People who fall victim to boiler room scams by purchasing virtually worthless shares lose an average of GBP20,000, the Financial Services Authority (FSA) has found.

The FSA surveyed callers to its consumer contact center who had reported being targeted by boiler rooms – overseas operations that use high-pressure selling techniques to persuade UK investors to purchase shares.

Boiler rooms are not authorized by the FSA and act illegally by promoting and selling shares in the UK. In the majority of cases, the shares are worthless and the boiler room vanishes, leaving the investor out of pocket. Because boiler rooms are based outside the UK, the FSA is usually unable to take direct action to shut them down. The survey was conducted to demonstrate how boiler rooms operate, as part of the FSA’s campaign to raise awareness of the scam.
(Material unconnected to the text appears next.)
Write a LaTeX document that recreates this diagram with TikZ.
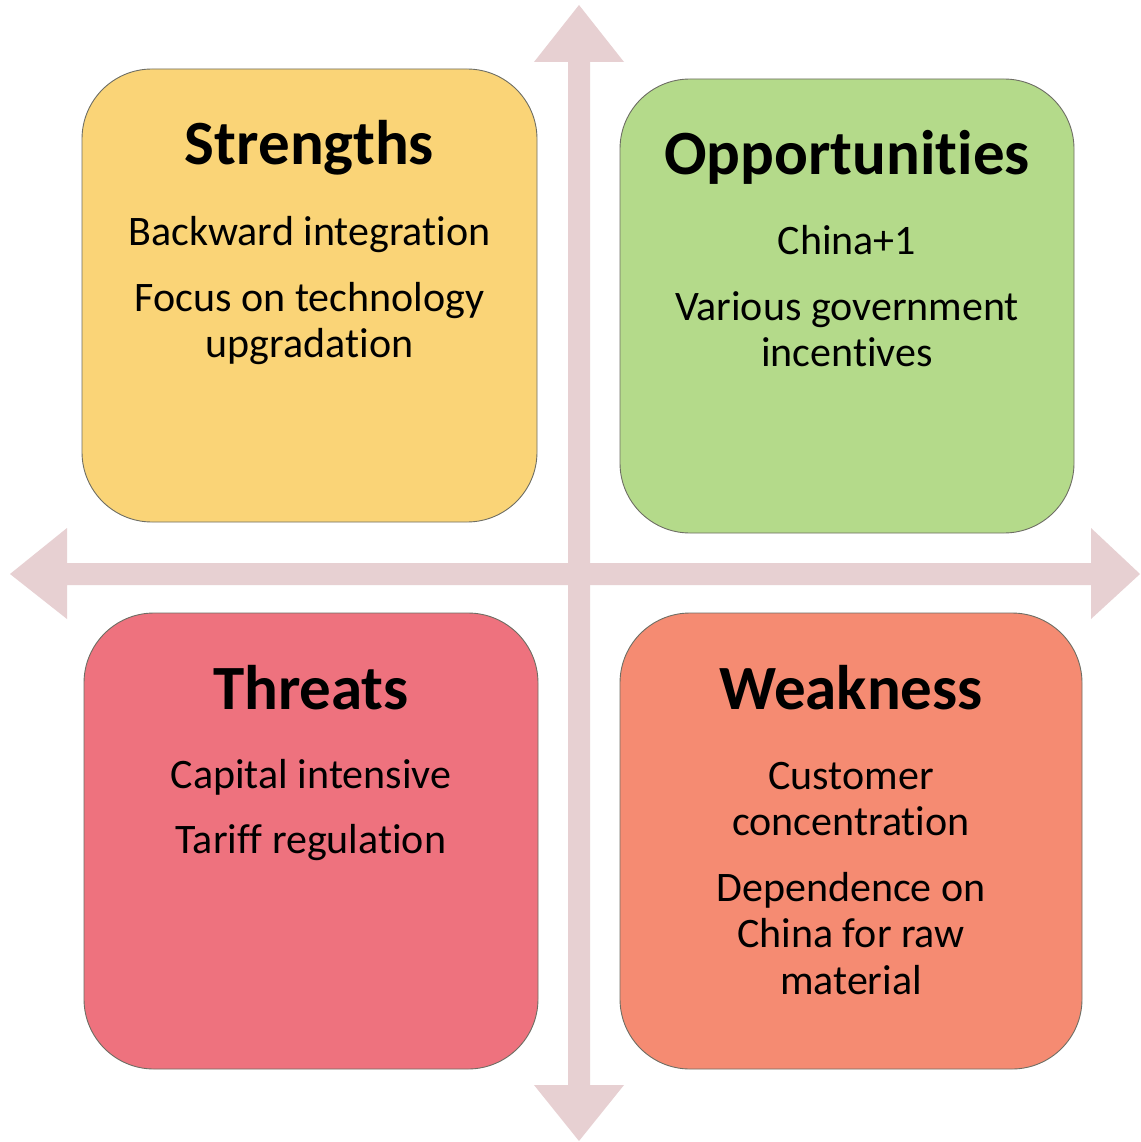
\documentclass[tikz,border=0pt]{standalone}
\usepackage{fontspec}
\setmainfont[Ligatures={NoCommon}]{Carlito}
\definecolor{axiscol}{RGB}{231,208,210}
\definecolor{strcol}{RGB}{250,212,119}
\definecolor{oppcol}{RGB}{180,218,138}
\definecolor{thrcol}{RGB}{238,114,126}
\definecolor{weacol}{RGB}{245,139,114}
\definecolor{edgecol}{RGB}{110,110,100}
\begin{document}
\begin{tikzpicture}[x=1pt,y=-1pt,
  quad/.style={draw=edgecol,line width=0.9pt,rounded corners=70pt},
  heading/.style={anchor=base,inner sep=0pt,font=\fontsize{63}{70}\selectfont\bfseries},
  item/.style={anchor=base,inner sep=0pt,font=\fontsize{42}{46}\selectfont}]
\useasboundingbox[fill=white] (0,0) rectangle (1140,1142);

% crossed double-headed axes
\fill[axiscol] (568,62) -- (534,62) -- (579,5) -- (624,62) -- (590,62)
  -- (590,1085) -- (624,1085) -- (579,1141) -- (534,1085) -- (568,1085) -- cycle;
\fill[axiscol] (67,563) -- (67,528) -- (10,574) -- (67,619) -- (67,585)
  -- (1091,585) -- (1091,619) -- (1140,574) -- (1091,528) -- (1091,563) -- cycle;

% four quadrants
\draw[quad,fill=strcol] (82,69) rectangle (537,522);
\draw[quad,fill=oppcol] (620,79) rectangle (1074,533);
\draw[quad,fill=thrcol] (84,613) rectangle (538,1069);
\draw[quad,fill=weacol] (620,613) rectangle (1082,1069);

% Strengths
\node[heading] (sT) at (309.5,165) {Strengths};
\node[item] (s1) at (309.5,245) {Backward integration};
\node[item] (s2) at (309.5,311) {Focus on technology};
\node[item] (s3) at (309.5,357) {upgradation};

% Opportunities
\node[heading] (oT) at (847,175) {Opportunities};
\node[item] (o1) at (847,254) {China+1};
\node[item] (o2) at (847,320) {Various government};
\node[item] (o3) at (847,366) {incentives};

% Threats
\node[heading] (tT) at (311,709) {Threats};
\node[item] (t1) at (311,788) {Capital intensive};
\node[item] (t2) at (311,853) {Tariff regulation};

% Weakness
\node[heading] (wT) at (851,709) {Weakness};
\node[item] (w1) at (851,789) {Customer};
\node[item] (w2) at (851,835) {concentration};
\node[item] (w3) at (851,901) {Dependence on};
\node[item] (w4) at (851,947) {China for raw};
\node[item] (w5) at (851,994) {material};
\end{tikzpicture}
\end{document}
More than half (58%) of respondents to the survey had fallen victim to the scam by purchasing worthless shares. Of the victims, 13% had been conned by more than one boiler room while three victims each reported losses of over GBP100,000.
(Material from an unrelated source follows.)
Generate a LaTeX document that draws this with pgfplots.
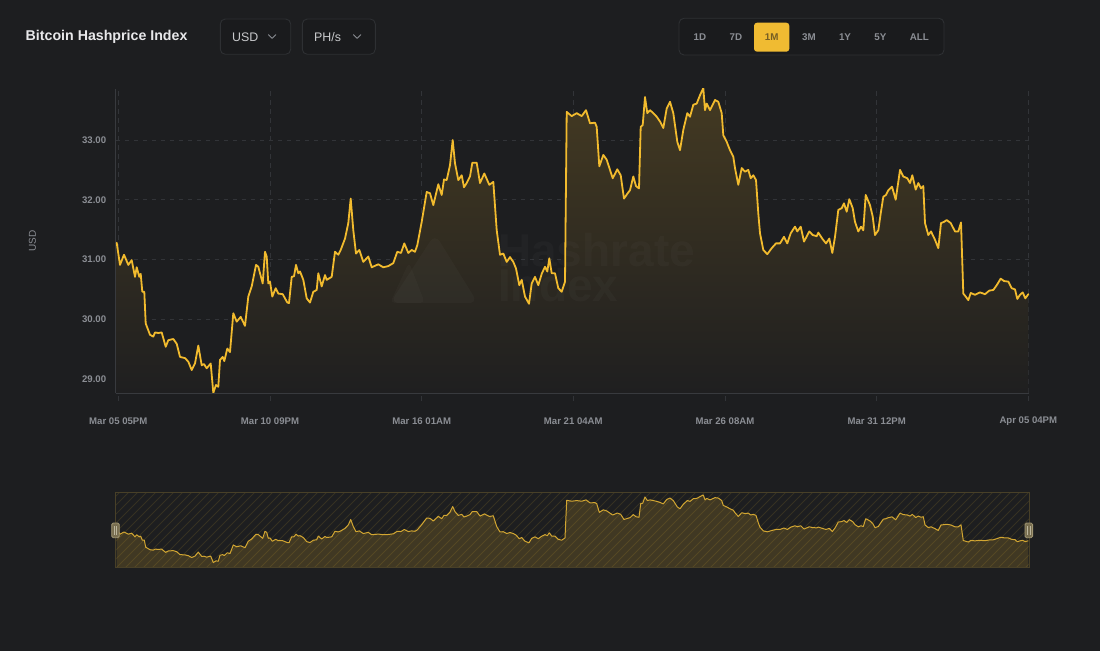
\documentclass[border=0pt]{standalone}
\usepackage{pgfplots}
\pgfplotsset{compat=1.18}
\usepackage{pgfplotstable}
\usepackage{fontspec}
\setmainfont{Liberation Sans}

\definecolor{bg}{RGB}{29,30,32}
\definecolor{linegold}{RGB}{242,187,46}
\definecolor{gold}{RGB}{240,187,50}
\definecolor{navline}{RGB}{210,166,50}
\definecolor{gridc}{RGB}{50,52,56}
\definecolor{axisc}{RGB}{56,58,62}
\definecolor{tickc}{RGB}{139,142,148}
\definecolor{titlec}{RGB}{232,232,234}
\definecolor{boxborder}{RGB}{46,48,51}
\definecolor{boxfill}{RGB}{26,27,29}
\definecolor{filltop}{RGB}{68,58,34}
\definecolor{fillbot}{RGB}{31,31,32}
\definecolor{navborder}{RGB}{72,64,40}
\definecolor{onegold}{RGB}{240,187,50}
\definecolor{onetext}{RGB}{117,94,36}
\definecolor{handlefill}{RGB}{120,110,80}
\definecolor{handledraw}{RGB}{160,150,115}

% x = horizontal position of the sample (time, Mar 05 05PM .. Apr 05 04PM), y = hashprice in USD/PH/s/day
\pgfplotstableread{
x y
116.7 31.28
120 30.91
124 31.08
128.3 30.91
131.7 30.99
135 30.71
136.7 30.87
139.3 30.71
140.7 30.76
142.3 30.46
144.3 30.46
145.7 29.93
150 29.74
153.3 29.71
155 29.78
158.3 29.77
161.7 29.78
165.7 29.54
168.3 29.65
173.3 29.67
176.7 29.59
180 29.37
185 29.35
188.3 29.29
191.7 29.15
195 29.26
198.3 29.56
201.7 29.23
204 29.25
206.7 29.18
210.7 29.26
213.3 28.77
216 28.90
218.3 28.87
220 29.32
222.7 29.37
224.3 29.30
227.3 29.51
230 29.45
233.3 30.10
236.7 29.96
240.7 30.04
245 29.89
248.3 30.38
251.7 30.55
256 30.91
258.3 30.88
262.7 30.60
265 31.13
266.7 31.05
268.3 30.60
270 30.63
272.3 30.38
275.7 30.52
278.3 30.43
282.7 30.42
287.3 30.28
289 30.27
291.7 30.71
294 30.72
296 30.91
298.3 30.77
300 30.80
303.3 30.66
306.7 30.35
310 30.28
313.3 30.46
316.7 30.49
318.3 30.77
321.7 30.55
325 30.74
326.7 30.66
331.7 30.71
335 31.13
338.3 31.08
340.7 31.16
345 31.35
348.3 31.61
350.7 32.02
353.3 31.49
356 31.10
359.3 31.16
363.3 30.96
368.3 31.05
371.7 30.87
378.3 30.92
383.3 30.87
388.3 30.89
393.3 30.94
397.3 31.13
401 31.11
404.3 31.27
408.3 31.11
411.7 31.16
415 31.13
417.3 31.24
421.7 31.63
426.7 32.13
430 32.11
433.3 31.91
438.3 32.26
441.7 32.08
444 32.34
446.7 32.33
450 32.58
452.7 33.00
455 32.61
458.3 32.33
461.7 32.41
464 32.21
466.7 32.28
470 32.39
472.3 32.62
476.7 32.62
480 32.28
484.3 32.44
489.3 32.25
493.3 32.30
496.7 31.49
500 31.08
503.3 31.10
506.7 30.96
510 31.04
513.3 30.96
516 30.85
519.3 30.57
521.7 30.66
525 30.38
529 30.26
531.7 30.60
535 30.71
538.3 30.57
541.7 30.76
545 30.88
547.3 30.80
549.3 31.02
551.7 30.77
555 30.77
558.3 30.52
561.7 30.46
565 30.63
566.7 33.47
571.7 33.40
576.7 33.45
581.7 33.40
586 33.50
590 33.28
595 33.29
596.7 33.22
599.3 32.56
603.3 32.75
606.7 32.67
610 32.50
612.7 32.36
617.3 32.51
620.7 32.41
624 32.02
627.7 32.11
630 32.16
633.3 32.39
636 32.23
639 32.19
640.7 33.22
642.7 33.25
645 33.72
647.3 33.45
650 33.50
653.3 33.45
656.7 33.39
660 33.31
663.3 33.20
666.7 33.53
670 33.64
673.3 33.45
677.3 32.97
680 32.83
683.3 33.17
687.3 33.45
690 33.39
693.3 33.59
696.7 33.61
700 33.75
703.3 33.87
705 33.50
706.7 33.61
710 33.50
715 33.67
718.3 33.64
721.7 33.45
723.3 33.08
726.7 32.97
730 32.83
733.3 32.72
735 32.53
738.3 32.25
741.7 32.53
745 32.47
748.3 32.50
750.7 32.36
753.3 32.41
756 32.33
758.3 31.77
760 31.44
763.3 31.16
767.3 31.09
771.7 31.19
776 31.27
780 31.27
784 31.38
787.3 31.27
790.7 31.44
795 31.55
797.3 31.47
800.7 31.55
804 31.30
809.3 31.47
812.7 31.41
816.7 31.39
818.3 31.45
822.7 31.34
826 31.27
829.3 31.35
832.3 31.11
835 31.38
838.3 31.83
841.7 31.86
844 31.94
846.7 31.80
849.3 32.01
852.7 31.86
855 31.63
858.3 31.47
861 31.55
863.3 31.49
865.7 32.08
870 31.91
872.7 31.72
875 31.41
878.3 31.49
880.7 31.77
883.3 32.05
886 32.08
888.3 32.16
892 32.22
895.7 32.00
900 32.50
903.3 32.39
907.3 32.36
910 32.28
912.3 32.41
915.7 32.17
918.3 32.28
921 32.19
923.3 32.23
925 31.61
928.3 31.41
931 31.47
935 31.33
938.3 31.19
941 31.61
944 31.63
946.7 31.66
950.7 31.61
955 31.47
958.3 31.47
961 31.62
963.3 30.43
965.7 30.38
968.3 30.32
970.7 30.44
975 30.41
980 30.45
985 30.42
989.3 30.48
993.3 30.49
996.7 30.57
1000.7 30.68
1004 30.64
1008.3 30.63
1011.7 30.52
1015 30.50
1017.3 30.34
1020 30.41
1022.7 30.45
1025.3 30.35
1028.3 30.42
}\hashprice

% closed outline for the area under the line (down to the axis bottom)
\pgfplotstableread{
x y
116.7 28.766
}\areatab
\pgfplotstableread{
x y
1028.3 28.766
}\areaend
\pgfplotstablevertcat{\areatab}{\hashprice}
\pgfplotstablevertcat{\areatab}{\areaend}

\begin{document}
\begin{tikzpicture}[x=1pt,y=1pt]
% background
\fill[bg] (0,0) rectangle (1100,651);

% ---- header ----
\node[anchor=west, inner sep=0, font=\fontsize{14.2}{16}\selectfont\bfseries, text=titlec] at (25.5,614) {Bitcoin Hashprice Index};

\draw[boxborder, fill=boxfill, line width=0.9pt, rounded corners=5pt] (220.3,632) rectangle (290.7,596.7);
\node[anchor=west, inner sep=0, font=\fontsize{12.4}{14}\selectfont, text=titlec!85!bg] at (232,614) {USD};
\draw[tickc, line width=0.9pt, line cap=round, line join=round] (268.5,616.3) -- (272.2,612.6) -- (275.9,616.3);

\draw[boxborder, fill=boxfill, line width=0.9pt, rounded corners=5pt] (302.3,632) rectangle (375.3,596.7);
\node[anchor=west, inner sep=0, font=\fontsize{12.4}{14}\selectfont, text=titlec!85!bg] at (314,614) {PH/s};
\draw[tickc, line width=0.9pt, line cap=round, line join=round] (353.5,616.3) -- (357.2,612.6) -- (360.9,616.3);

\draw[boxborder, fill=boxfill, line width=0.9pt, rounded corners=5pt] (679,632.7) rectangle (944,596);
\fill[onegold, rounded corners=3pt] (754,628.3) rectangle (789.3,599.3);
\foreach \lab/\cx in {1D/700, 7D/736, 3M/809, 1Y/845, 5Y/880.3, ALL/919.3}{
  \node[inner sep=0, font=\fontsize{9.8}{11}\selectfont\bfseries, text=tickc] at (\cx,614) {\lab};
}
\node[inner sep=0, font=\fontsize{9.8}{11}\selectfont\bfseries, text=onetext] at (771.7,614) {1M};

% y axis title
\node[rotate=90, inner sep=0, font=\fontsize{10}{12}\selectfont, text=tickc] at (32.5,410) {USD};

% ---- main chart ----
\begin{axis}[
  at={(115.7pt,258pt)}, anchor=south west,
  scale only axis, width=913.3pt, height=304pt,
  xmin=115.7, xmax=1029, ymin=28.766, ymax=33.854,
  axis x line*=bottom, axis y line*=left,
  axis line style={draw=axisc, line width=0.9pt, -},
  xtick={118.3,270,421.7,573.3,725,876.7,1028.3},
  xticklabels={Mar 05 05PM, Mar 10 09PM, Mar 16 01AM, Mar 21 04AM, Mar 26 08AM, Mar 31 12PM, Apr 05 04PM},
  ytick={29,30,31,32,33},
  yticklabel={\pgfmathprintnumber[fixed,fixed zerofill,precision=2]{\tick}},
  /pgf/number format/assume math mode=true,
  grid=major,
  major grid style={draw=gridc, line width=0.8pt, dash pattern=on 4.5pt off 4.5pt},
  tick align=outside, major tick length=8pt,
  xtick style={draw=gridc, line width=0.8pt, dash pattern=on 4.5pt off 4.5pt},
  ytick style={draw=none},
  tick label style={font=\fontsize{9.6}{11}\selectfont\bfseries, text=tickc},
  yticklabel style={anchor=east, xshift=2pt},
  xticklabel style={anchor=center, yshift=-20pt},
]
\addplot[top color=filltop, bottom color=fillbot, draw=none] table[x=x,y=y] {\areatab} -- cycle;
% watermark
\fill[white, opacity=0.025, rounded corners=9pt] (axis cs:435,31.43) -- (axis cs:478,30.27) -- (axis cs:390,30.27) -- cycle;
\fill[white, opacity=0.018, rounded corners=5pt] (axis cs:409,30.96) -- (axis cs:425,30.27) -- (axis cs:390,30.27) -- cycle;
\node[anchor=west, align=left, inner sep=0, font=\fontsize{46}{35}\selectfont\bfseries, text=white, opacity=0.022] at (axis cs:498,30.866) {Hashrate\\Index};
\addplot[linegold, line width=1.8pt, line join=round, line cap=round] table[x=x,y=y] {\hashprice};
\end{axis}

% ---- navigator ----
\begin{scope}
\clip (115.7,83.7) rectangle (1029,158.7);
\foreach \k in {0,...,112}{
  \draw[gold, opacity=0.12, line width=1pt] ({115.7+9*\k-80},83.7) -- ++(80,80);
}
\end{scope}
\begin{axis}[
  at={(115.7pt,83.7pt)}, anchor=south west,
  scale only axis, width=913.3pt, height=75pt,
  xmin=115.7, xmax=1029, ymin=28.413, ymax=34.074,
  hide axis,
]
\addplot[draw=none, fill=gold, fill opacity=0.17] table[x=x,y=y] {\hashprice} \closedcycle;
\addplot[navline, line width=1pt, line join=round] table[x=x,y=y] {\hashprice};
\end{axis}
\draw[navborder, line width=0.9pt] (115.7,83.7) rectangle (1029,158.7);
% handles
\foreach \hx in {115.5,1028.8}{
  \draw[handledraw, fill=handlefill, line width=0.8pt, rounded corners=1.5pt] ({\hx-3.8},113.3) rectangle ({\hx+3.8},128);
  \draw[handledraw!70!white, line width=0.6pt] ({\hx-1.2},116.5) -- ({\hx-1.2},124.8);
  \draw[handledraw!70!white, line width=0.6pt] ({\hx+1.2},116.5) -- ({\hx+1.2},124.8);
}

\pgfresetboundingbox
\useasboundingbox (0,0) rectangle (1100,651);
\end{tikzpicture}
\end{document}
Jonathan Phelan, head of retail enforcement at the FSA, said: Boiler rooms can be lucrative operations that fraudulently earn serious money. GBP20,000 is a shocking sum and far more than most people can afford to lose.

Sadly, victims are unlikely to see their money again because their shares will have been overpriced and nearly impossible to sell. Boiler rooms are not authorized by the FSA, and are based abroad outside our reach, so victims are not protected by the financial services compensation and complaints schemes. Our strongest tool is to make people aware of the scam.